The protection against unlawful termination enables employees in Bulgaria to oppose to it in two ways. Art. 344 § 1 of the Labour code allows for the employee to file a lawsuit request and ask the court to declare the unlawfulness of the dismissal and cumulatively, to be recruited again at his previous workplace. The time between the entry into force of the termination order and its legal annulment is recognized as work experience.

As an independent legal action and as a second option, a compensation payment may be requested within a separate court procedure. A prerequisite for that is a court decision as to the illegality of the dismissal. The amount of the compensation payment due amounts to the gross salary for the month preceding the dismissal (Art. 228(1) of the LC). The compensation payment is payable for a period of 6 months.

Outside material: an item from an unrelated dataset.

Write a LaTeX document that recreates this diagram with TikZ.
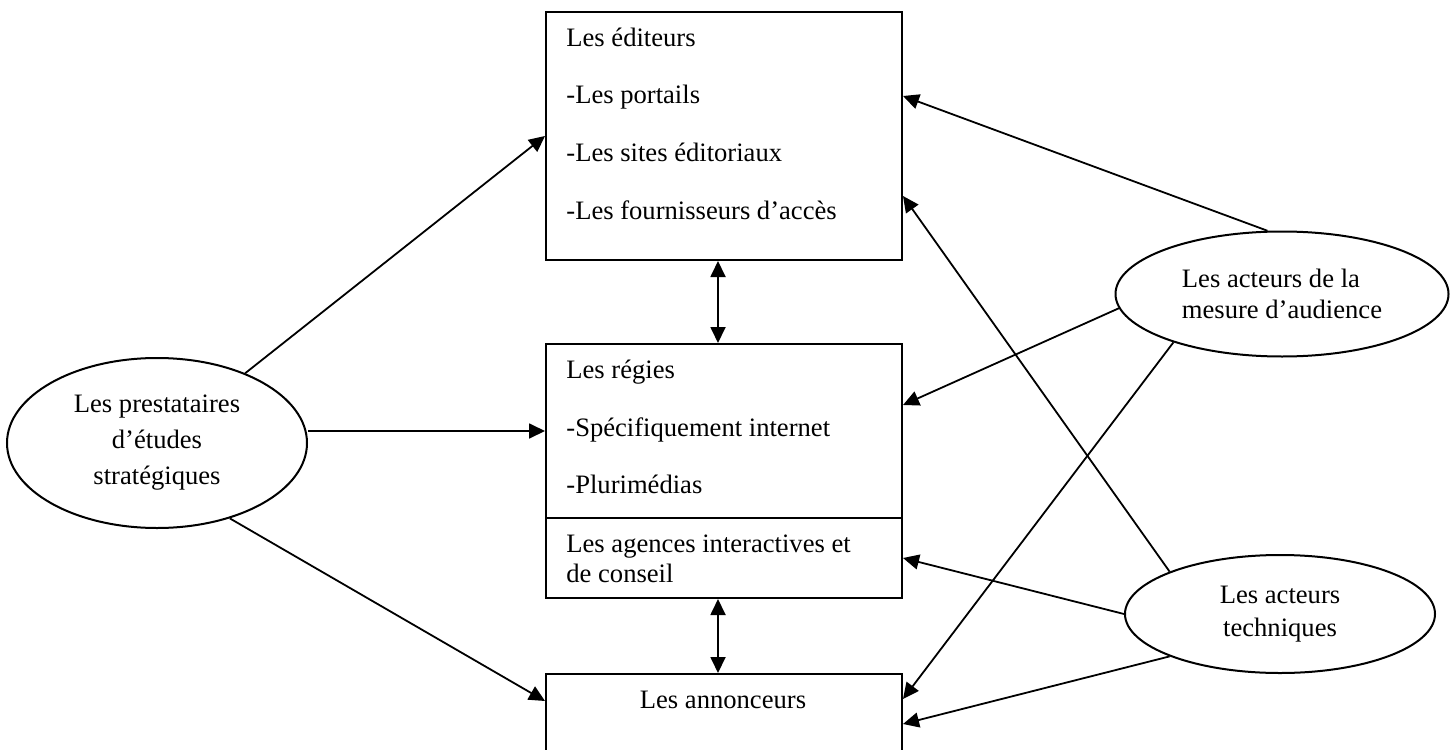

== Deadlines and jurisdiction of the court ==

Under Art. 358(1)(2) of the LC the time limit for bringing a claim for unlawful dismissal is 2 months. A compensation claim can, on the other hand, be brought within a period of 3 years according to Art.358(1)(3) LC. The civil courts in Bulgaria are competent to hear the above-mentioned claims. Pursuant to Art. 359 Labour Code employees do not pay any court costs prior to the filing of the claims. Matters of jurisdiction in cases of individual employment contracts with an employer domiciled in the territory of an EU Member State are regulated by Section 5 of Regulation (EC) No. 44/2001 of the European Union (Council Regulation (EC) No. 44/2001). The provisions of the Regulation serve as a further protection for the employees by giving them the right to choose the competent court where to initiate proceedings. In this regard it is important to mention that the employer may be sued in the courts of the place where the employee habitually carries out his work or has lastly done so.